Preparation & Approach

  1. Cleaned and deduplicated data, then joined and pivoted large volumes from 2019–2021 in Tableau Prep.
  2. Built a calculated field to efficiently remove weather nulls across variables.
  3. Grouped weather variables by region (not city) to match business questions, and used pivots where needed.

Key Findings

  • Seasonality & Regional Volatility. Prices show clear summer peaks and winter-event spikes, with LZ_WEST/LZ_SOUTH the most volatile. Effects intensify during peak (afternoon) hours.
  • Weather ↔ Price Link. High temperatures correlate strongly and positively with settlement prices, especially in LZ_NORTH and LZ_WEST—and more so during peak hours.
  • Generation Mix. Coal, wind, and gas-fired sources account for >80% of total generation; heavy reliance during extreme weather contributes to price spikes and generation shortages.
  • Shortages by Month. The largest deficits occur in March and August, underscoring supply–demand imbalances during transitional and peak-demand periods.
  • Seasonal Generation Dynamics. Generation rises sharply June–August and falls in winter; the summer peak (July–August) aligns with heat-driven demand.

Recommendations

Expand renewables in high-potential regions to blunt summer/winter peaks and reduce exposure to shortages. Evidence: fuel-mix trends, summer/winter price spikes, and shortage months.
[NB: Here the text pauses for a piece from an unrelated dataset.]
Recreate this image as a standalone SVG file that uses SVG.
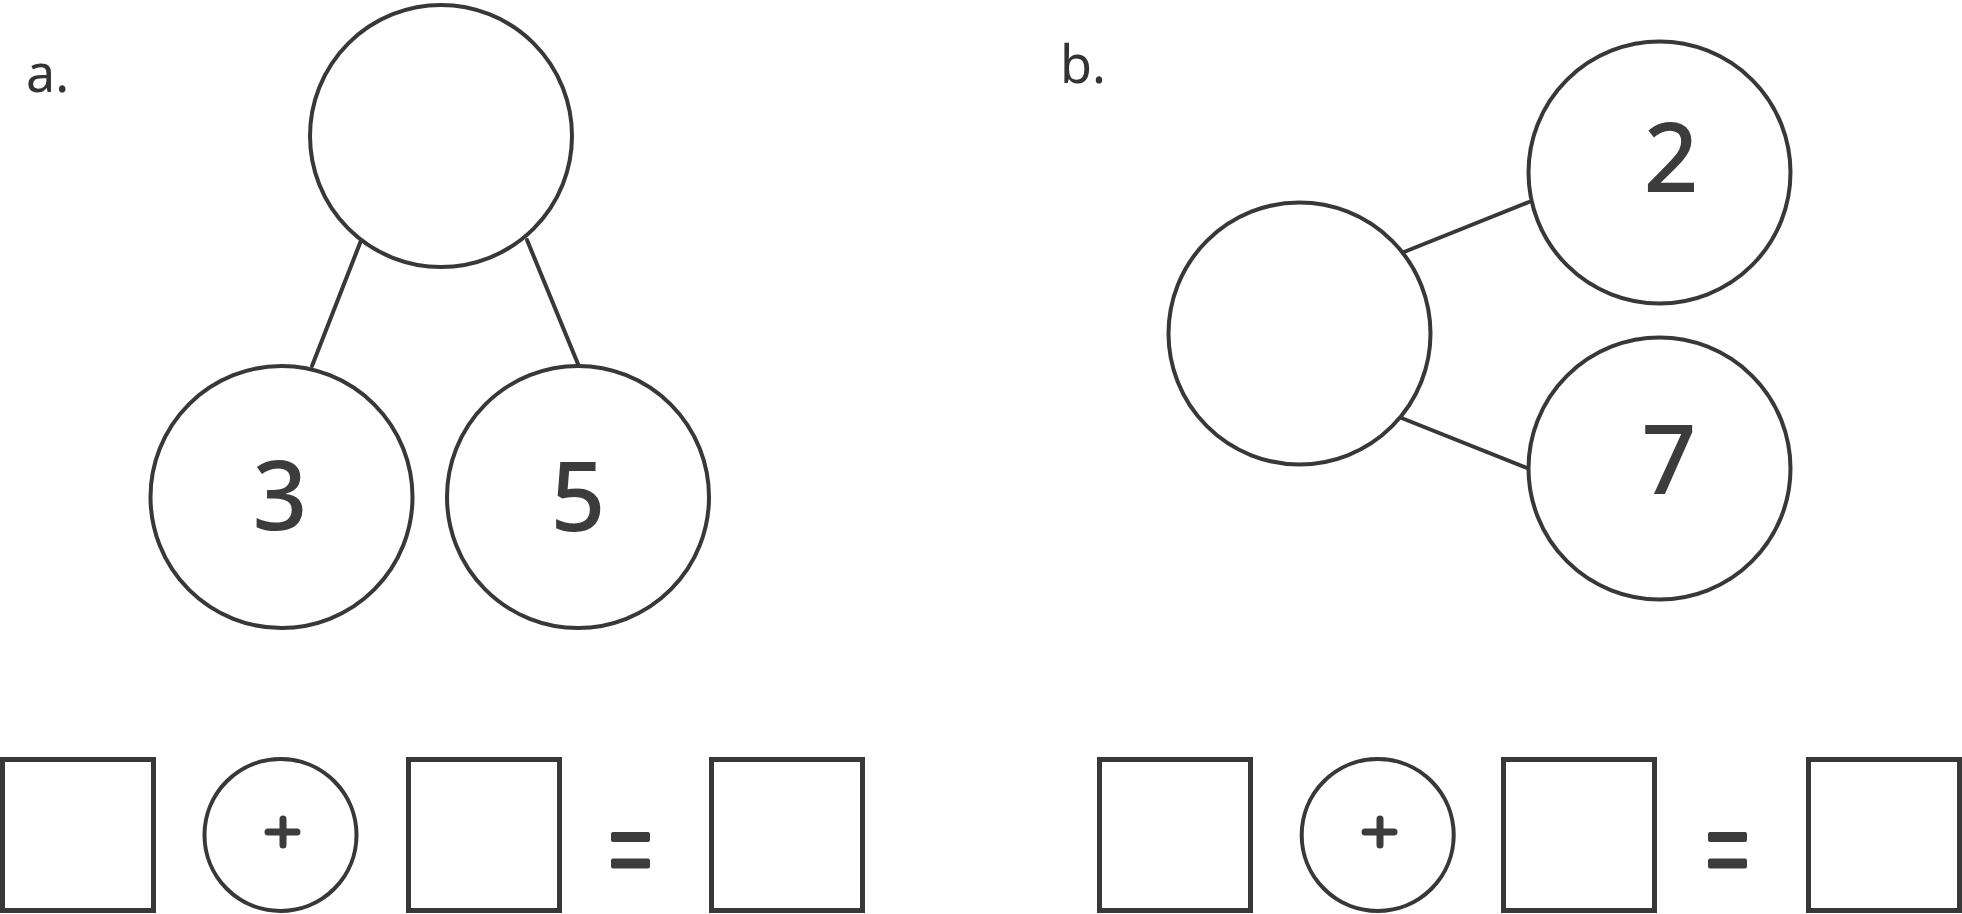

Implement weather-aware dynamic pricing and demand response so retail/industrial users shift away from peak hours during extreme weather.

Continue building regional weather+price views to anticipate cross-regional transfers and plan generation ahead of forecasted shortfalls.

Visual Analytics (Dashboard Highlights)

  1. Monthly/region price trend (seasonality + geography).

  2. Top contributors to electricity generation (fuel mix).

  3. Weather → price correlation by region.

  4. Weather → generation over time.

Screenshot 2025-09-08 at 9.22.08 PM

What I Did

  • Shaped the data and removed nulls efficiently;
  • regionalized the weather variables;
  • built interactive parameters (choose weather metric, select fuel, Top-N) to tailor insights for different audiences.

What I Learned / Next Steps

Seasonal/weather drivers explain much of ERCOT price volatility; aligning analysis to region & peak-hour granularity matters.

Next: deepen load forecasting and regional transfer planning, and validate dynamic pricing scenarios using forward weather forecasts.